In der Entscheidung verbesserte sich Hirscher um einen Rang auf Platz fünf. Das Maximum, wie er später meinte, war damit erreicht. „Ich habe wirklich alles rausgeholt, mehr geht einfach nicht, das muss ich anerkennen.“ Immerhin hatte der Technikspezialist die Führung im Gesamtweltcup zurückerobert. Vor dem Weltcupfinale in Lenzerheide, das am Mittwoch mit der Abfahrt beginnt, distanziert der Salzburger den Rivalen aus Skandinavien um vier Punkte. Ein Herzschlagfinale scheint programmiert, Hirscher allerdings dürfte nicht sonderlich optimistisch sein. „In den nächsten Tagen muss sich etwas ändern, der Trend muss in eine andere Richtung gehen.“ Der zweimalige Gesamtweltcupsieger sucht seine Topform. „Sonst bin ich gegen Aksel verloren.“

Kristalltheorien

Für Hirscher geht es in Lenzerheide um alles oder nichts. Neben der größten aller Kugeln für den Gesamtweltcup fährt der 25-Jährige in der Schweiz auch noch an der Riesentorlauf- und Slalomfront um Kristall. Ein Taktieren um die nötigen Punkte scheint nicht mehr möglich. Die Gefahr, am Ende der Woche nichts in Händen zu halten, ist dafür allerdings groß. Im Riesentorlauf hat der US-Amerikaner Ted Ligety mit seinem Sieg am Samstag den Rückstand auf 50 Punkte reduziert, im Slalom ist Felix Neureuther sogar vorbeigezogen, liegt nun fünf Punkte vor Hirscher.

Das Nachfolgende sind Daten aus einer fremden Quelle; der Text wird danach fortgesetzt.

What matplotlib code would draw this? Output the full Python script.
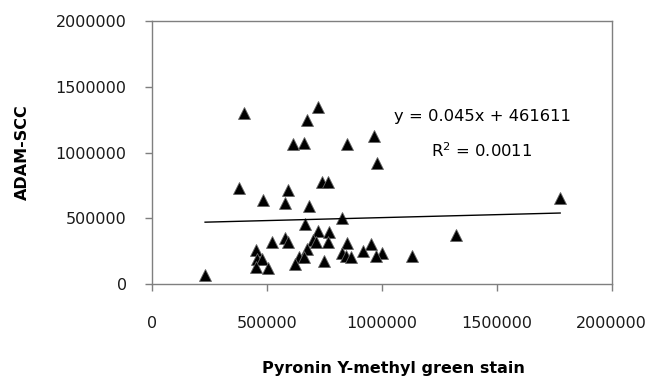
import numpy as np
import matplotlib.pyplot as plt

# Pyronin Y-methyl green stain vs ADAM-SCC
stain = [232000, 403000, 725000, 674000, 613000, 664000, 849000, 965000,
         980000, 381000, 594000, 739000, 768000, 485000, 581000, 685000,
         1776000, 829000, 666000, 722000, 772000, 523000, 580000, 591000,
         700000, 714000, 765000, 849000, 1322000, 453000, 953000, 917000,
         1000000, 975000, 1132000, 826000, 843000, 865000, 677000, 639000,
         662000, 623000, 749000, 456000, 478000, 453000, 504000]
adam = [70000, 1305000, 1345000, 1250000, 1064000, 1071000, 1064000, 1127000,
        920000, 729000, 717000, 780000, 780000, 640000, 615000, 597000,
        653000, 506000, 456000, 407000, 395000, 324000, 354000, 324000,
        337000, 324000, 324000, 316000, 375000, 261000, 304000, 255000,
        240000, 217000, 217000, 240000, 215000, 205000, 266000, 210000,
        205000, 154000, 179000, 190000, 190000, 129000, 122000]

slope = 0.045
intercept = 461611
r2 = 0.0011

fig = plt.figure(figsize=(6.64, 3.80), dpi=100)
ax = fig.add_axes([0.2285, 0.2518, 0.6927, 0.6929])

ax.plot(stain, adam, linestyle='none', marker='^', ms=8.5,
        markerfacecolor='black', markeredgecolor='#666666', markeredgewidth=0.6)

# trendline over the range of the data
xs = np.array([min(stain), max(stain)])
ax.plot(xs, slope * xs + intercept, color='black', lw=1)

ax.set_xlim(0, 2000000)
ax.set_ylim(0, 2000000)
ax.set_xticks([0, 500000, 1000000, 1500000, 2000000])
ax.set_yticks([0, 500000, 1000000, 1500000, 2000000])
ax.ticklabel_format(style='plain')

for s in ax.spines.values():
    s.set_color('#7f7f7f')
    s.set_linewidth(1)
ax.tick_params(direction='out', length=5, width=1, color='#7f7f7f',
               labelsize=11.5, labelcolor='#1a1a1a')
ax.tick_params(axis='x', pad=18)
ax.tick_params(axis='y', pad=13)

fig.text(393 / 664, 1 - 368 / 380, 'Pyronin Y-methyl green stain',
         fontsize=11.5, fontweight='bold', ha='center', va='center')
fig.text(22 / 664, 1 - 152 / 380, 'ADAM-SCC', fontsize=11.5,
         fontweight='bold', rotation=90, ha='center', va='center')

ax.text(482 / 664, 1 - 117 / 380, 'y = 0.045x + 461611',
        transform=fig.transFigure, fontsize=11.8, ha='center', va='center')
ax.text(482 / 664, 1 - 151 / 380, 'R$^2$ = %s' % r2,
        transform=fig.transFigure, fontsize=11.8, ha='center', va='center')

plt.savefig('out.png', dpi=100)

Der Deutsche agierte in Kranjska Gora in einer eigenen Liga, triumphierte letztlich mit 0,59 Sekunden vor seinem Landsmann Fritz Dopfer. Der drittplatzierte Norweger Henrik Kristoffersen lag bereits 0,79 Sekunden zurück.

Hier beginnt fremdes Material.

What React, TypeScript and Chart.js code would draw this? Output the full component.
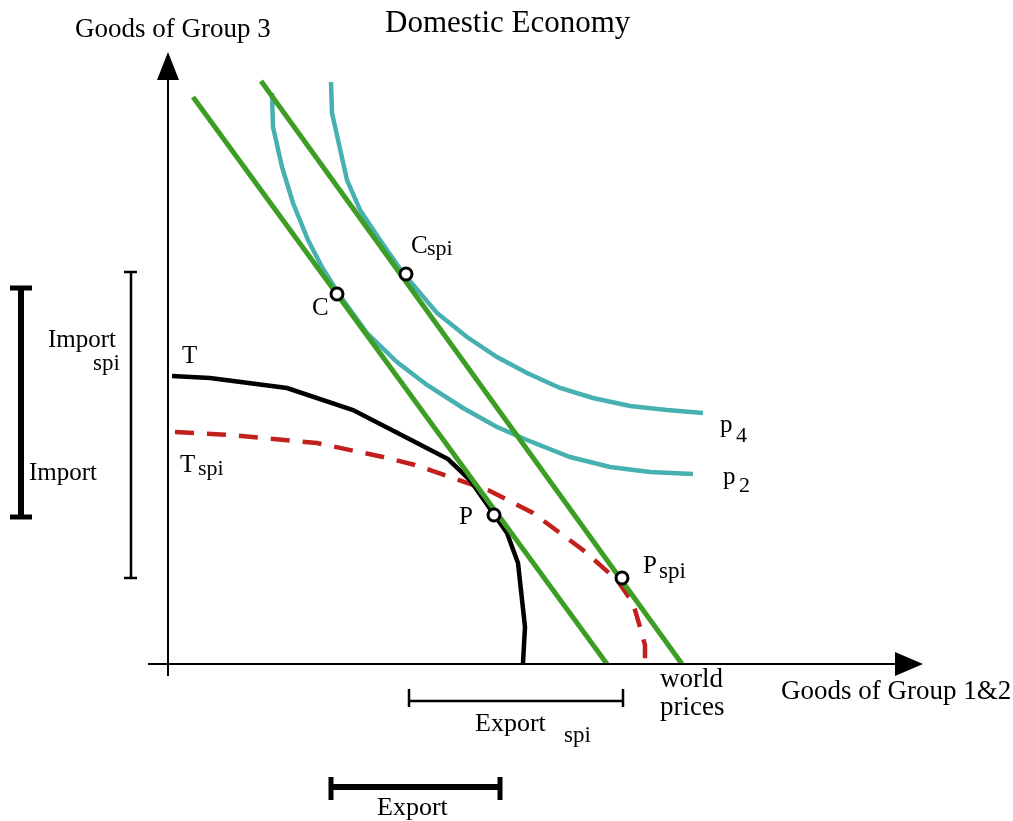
import React, { useEffect, useRef } from "react";
import { Chart, registerables } from "chart.js";

Chart.register(...registerables);

// ---- Data (diagram units: origin at the axes' crossing, y upwards) ----
const worldPriceLine = [[25, 567], [439, 0]];
const worldPriceLineSpi = [[93, 583], [514, 0]];

const indifferenceP2 = [
  [104, 571], [105, 537], [114, 497], [125, 461], [140, 424], [154, 397],
  [170, 371], [199, 331], [229, 302], [259, 279], [295, 256], [329, 237],
  [359, 224], [402, 207], [442, 197], [482, 192], [525, 190],
];
const indifferenceP4 = [
  [163, 582], [164, 551], [179, 484], [192, 454], [212, 424], [235, 391],
  [269, 351], [299, 327], [329, 307], [359, 291], [392, 276], [425, 266],
  [462, 258], [499, 254], [535, 251],
];
const frontierT = [
  [4, 288], [42, 286], [119, 276], [185, 254], [249, 221], [280, 205],
  [302, 184], [325, 151], [339, 131], [350, 101], [357, 37], [355, 1],
];
const frontierTspi = [
  [7, 232], [62, 229], [149, 221], [215, 207], [247, 199], [320, 174],
  [365, 151], [415, 114], [449, 84], [465, 61], [472, 37], [477, 19], [477, 4],
];
const pointC = [[169, 370]];
const pointCspi = [[238, 390]];
const pointP = [[326, 149]];
const pointPspi = [[454, 86]];

const xAxisLine = [[-20, 0], [727, 0]];
const yAxisLine = [[0, -12], [0, 584]];
const xArrowHead = [[727, 12], [755, 0], [727, -12]];
const yArrowHead = [[-11, 584], [0, 612], [11, 584]];

const importBracket = [[-147, 376], [-147, 147]];
const importBracketCaps = [[[-158, 376], [-136, 376]], [[-158, 147], [-136, 147]]];
const importSpiBracket = [[-37, 392], [-37, 86]];
const importSpiBracketCaps = [[[-44, 392], [-31, 392]], [[-44, 86], [-31, 86]]];
const exportSpiBracket = [[241, -37], [455, -37]];
const exportSpiBracketCaps = [[[241, -25], [241, -43]], [[455, -25], [455, -43]]];
const exportBracket = [[163, -123], [332, -123]];
const exportBracketCaps = [[[163, -113], [163, -136]], [[332, -113], [332, -136]]];

// scale bounds (page pixels mapped to diagram units)
const X_MIN = -168;
const X_MAX = 845;
const Y_MIN = -157;
const Y_MAX = 664;

const FONT = '"Liberation Serif", "Times New Roman", serif';

// text: [text, x, y(baseline), size]
const labels: [string, number, number, number][] = [
  ["Domestic Economy", 217, 632, 31],
  ["Goods of Group 3", -93, 627, 27],
  ["Goods of Group 1&2", 613, -35, 27],
  ["world", 492, -23, 27],
  ["prices", 492, -51, 27],
  ["T", 14, 301, 25],
  ["T", 12, 192, 25],
  ["spi", 30, 189, 22],
  ["C", 144, 349, 25],
  ["C", 243, 411, 25],
  ["spi", 259, 409, 22],
  ["P", 291, 140, 25],
  ["P", 475, 91, 25],
  ["spi", 491, 86, 23],
  ["p", 552, 232, 25],
  ["4", 568, 222, 22],
  ["p", 555, 180, 25],
  ["2", 571, 172, 22],
  ["Import", -120, 317, 25],
  ["spi", -75, 294, 23],
  ["Import", -139, 184, 25],
  ["Export", 307, -67, 26],
  ["spi", 396, -78, 23],
  ["Export", 209, -151, 26],
];

const toPts = (a: number[][]) => a.map(([x, y]) => ({ x, y }));

const GREEN = "#3d9e25";
const TEAL = "#47b0b0";
const RED = "#c1201d";
const BLACK = "#000000";

function lineDs(data: number[][], color: string, width: number, extra: any = {}) {
  return {
    data: toPts(data),
    showLine: true,
    borderColor: color,
    backgroundColor: color,
    borderWidth: width,
    pointRadius: 0,
    pointHoverRadius: 0,
    tension: 0,
    fill: false,
    clip: false,
    ...extra,
  };
}

function markerDs(data: number[][]) {
  return {
    data: toPts(data),
    showLine: false,
    pointRadius: 6,
    pointHoverRadius: 6,
    pointBorderWidth: 3,
    pointBorderColor: BLACK,
    pointBackgroundColor: "#ffffff",
    clip: false,
  };
}

const overlayPlugin = {
  id: "overlay",
  afterDatasetsDraw(chart: any) {
    const { ctx, scales } = chart;
    const sx = scales.x;
    const sy = scales.y;
    ctx.save();
    ctx.fillStyle = BLACK;
    for (const head of [xArrowHead, yArrowHead]) {
      ctx.beginPath();
      head.forEach(([x, y], i) => {
        const px = sx.getPixelForValue(x);
        const py = sy.getPixelForValue(y);
        if (i === 0) ctx.moveTo(px, py);
        else ctx.lineTo(px, py);
      });
      ctx.closePath();
      ctx.fill();
    }
    ctx.textBaseline = "alphabetic";
    ctx.textAlign = "left";
    for (const [t, x, y, s] of labels) {
      ctx.font = `${s}px ${FONT}`;
      ctx.fillText(t, sx.getPixelForValue(x), sy.getPixelForValue(y));
    }
    ctx.restore();
  },
};

export default function App() {
  const ref = useRef<HTMLCanvasElement | null>(null);

  useEffect(() => {
    if (!ref.current) return;
    const datasets: any[] = [
      markerDs(pointC),
      markerDs(pointCspi),
      markerDs(pointP),
      markerDs(pointPspi),
      lineDs(xAxisLine, BLACK, 2),
      lineDs(yAxisLine, BLACK, 2),
      lineDs(worldPriceLine, GREEN, 5),
      lineDs(worldPriceLineSpi, GREEN, 5),
      lineDs(frontierT, BLACK, 4.5),
      lineDs(frontierTspi, RED, 4.5, { borderDash: [19, 13] }),
      lineDs(indifferenceP4, TEAL, 4.5),
      lineDs(indifferenceP2, TEAL, 4.5),
      lineDs(importBracket, BLACK, 6),
      ...importBracketCaps.map((c) => lineDs(c, BLACK, 5)),
      lineDs(importSpiBracket, BLACK, 2.5),
      ...importSpiBracketCaps.map((c) => lineDs(c, BLACK, 2.5)),
      lineDs(exportSpiBracket, BLACK, 2.5),
      ...exportSpiBracketCaps.map((c) => lineDs(c, BLACK, 2.5)),
      lineDs(exportBracket, BLACK, 6),
      ...exportBracketCaps.map((c) => lineDs(c, BLACK, 5)),
    ];
    const chart = new Chart(ref.current, {
      type: "scatter",
      data: { datasets },
      options: {
        animation: false,
        responsive: false,
        maintainAspectRatio: false,
        layout: { padding: 0, autoPadding: false },
        events: [],
        plugins: {
          legend: { display: false },
          tooltip: { enabled: false },
          title: { display: false },
        },
        scales: {
          x: { type: "linear", display: false, min: X_MIN, max: X_MAX },
          y: { type: "linear", display: false, min: Y_MIN, max: Y_MAX },
        },
      },
      plugins: [overlayPlugin],
    } as any);
    return () => chart.destroy();
  }, []);

  return (
    <div
      style={{
        position: "fixed",
        left: 0,
        top: 0,
        width: 1013,
        height: 821,
        background: "#ffffff",
      }}
    >
      <canvas ref={ref} width={1013} height={821} style={{ width: 1013, height: 821, display: "block" }} />
    </div>
  );
}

Keine vier Wochen nach seinem Autounfall und dem dabei erlittenen Schleudertrauma fuhr Neureuther den Rest der Welt schwindlig. Hirscher: „Felix ist ein Wahnsinn. Den Steilhang so zu fahren, das war wahrscheinlich die beste Leistung, die wir im ganzen Winter gesehen haben.“

Neureuther, der über seine Zukunft nach dieser Saison noch nicht entschieden hat, wurde in der Stunde des Erfolgs ein wenig sentimental. „Die letzten Wochen waren brutal. Zuerst der Autounfall, dann die Olympischen Spiele, bei denen ich absolut nicht in einer körperlichen Topverfassung war. Sich danach nicht hängen zu lassen, war nicht einfach.“ Mit dem zweitplatzierten Dopfer, der 2007 dem österreichischen Skiverband den Rücken kehrte und beim DSV anheuerte, bejubelte Deutschland gar einen Doppelsieg. „Ich war in Schladming und bei Olympia Vierter. Das heute ist meine Medaille.“

Die Österreicher konnten sich mit Ausnahme von Hirscher nicht im Spitzenfeld klassieren. Mario Matt befand sich nach Halbzeitführung im zweiten Durchgang nicht mehr auf Siegkurs, als er zwei Tore vor dem Ziel strauchelte und ausschied. „Ich bin zu gerade auf das Tor zugefahren“, ärgerte sich der Olympiasieger, der danach über starke Schmerzen in der Wade klagte. Auch Benjamin Raich und Reinfried Herbst schieden aus, Manfred Pranger wurde 17.